Question

) The potential difference between the plates of a capacitor is 400 V. (a) If the spacing between the plates is doubled without altering the charge on the plates, what is the new potential difference? (b) If the plate spacing is double while the voltage is held constant, by what factor will the charge change?

Answer 1

(a) 800 V

The capacitance of a parallel-plate capacitor is given by

`C=(\epsilon_0 A)/(d)`

where

`\epsilon_0` is the vacuum permittivity

A is the area of each plate

d is the separation between the plates

We see that the capacitance is inversely proportional to the separation, d: in this problem, the separation between the plates is doubled (2d), so the capacitance will become half of its original value:

`C'=(C)/(2)`

The potential difference between the plates is related to the capacitance by

`V=(Q)/(C)` (1)

where Q is the charge stored on the plate.

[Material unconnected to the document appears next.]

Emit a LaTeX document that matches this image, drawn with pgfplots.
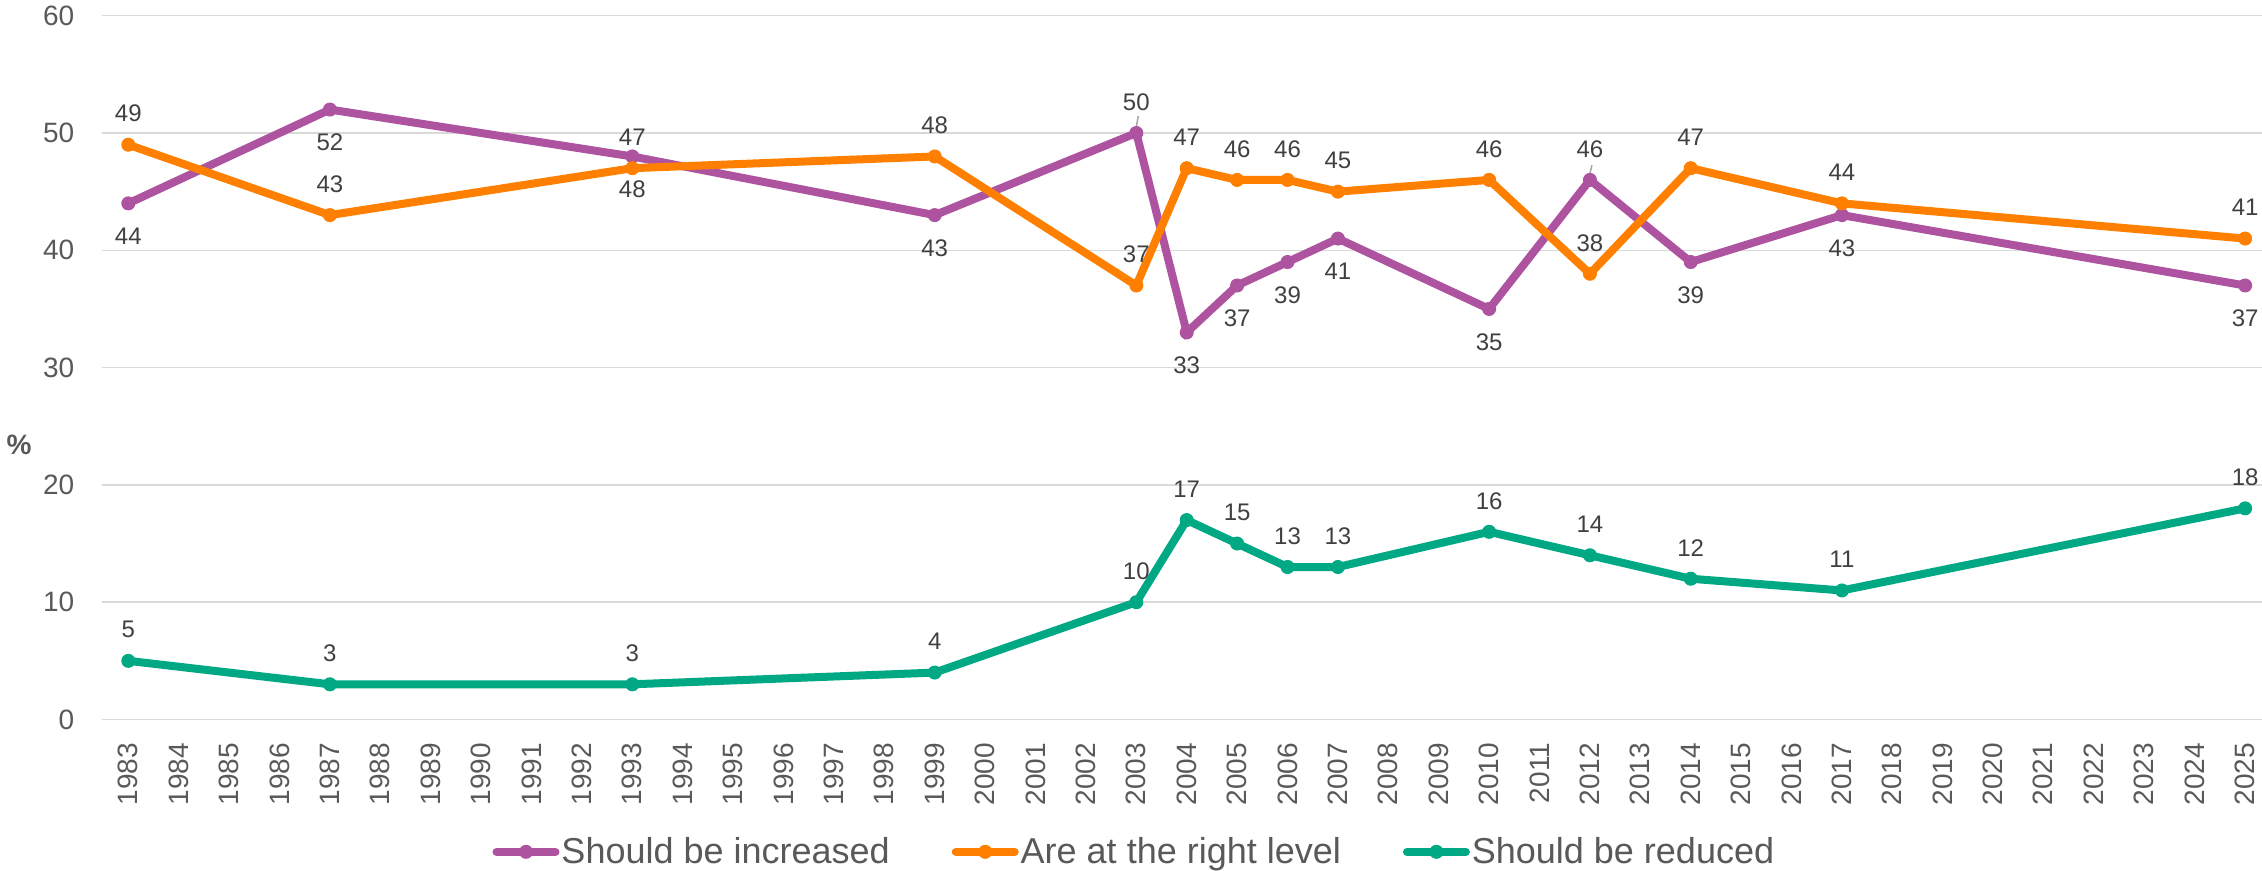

In this problem, the charge is not changed: therefore, the new potential difference is

`V'=(Q)/(C/2)=2(Q)/(C)=2V`

So, the potential difference has doubled, and since the initial value was

V = 400 V

The new value is

V' = 2(400) = 800 V

(b) The charge will decrease by a factor 2

As before, the plate spacing is doubled, so according to the equation

`C=(\epsilon_0 A)/(d)`

Then the capacitance is halved again:

`C'=(C)/(2)`

This time, however, the voltage is held constant. We can rewrite the eq.(1) as

Q = CV

And since V has not changed, we can find what is the new charge stored in the capacitor:

`Q' = C'V=(C)/(2)V=(1)/(2)(CV) = (1)/(2)Q`

So, the charge will be halved compared to the original charge.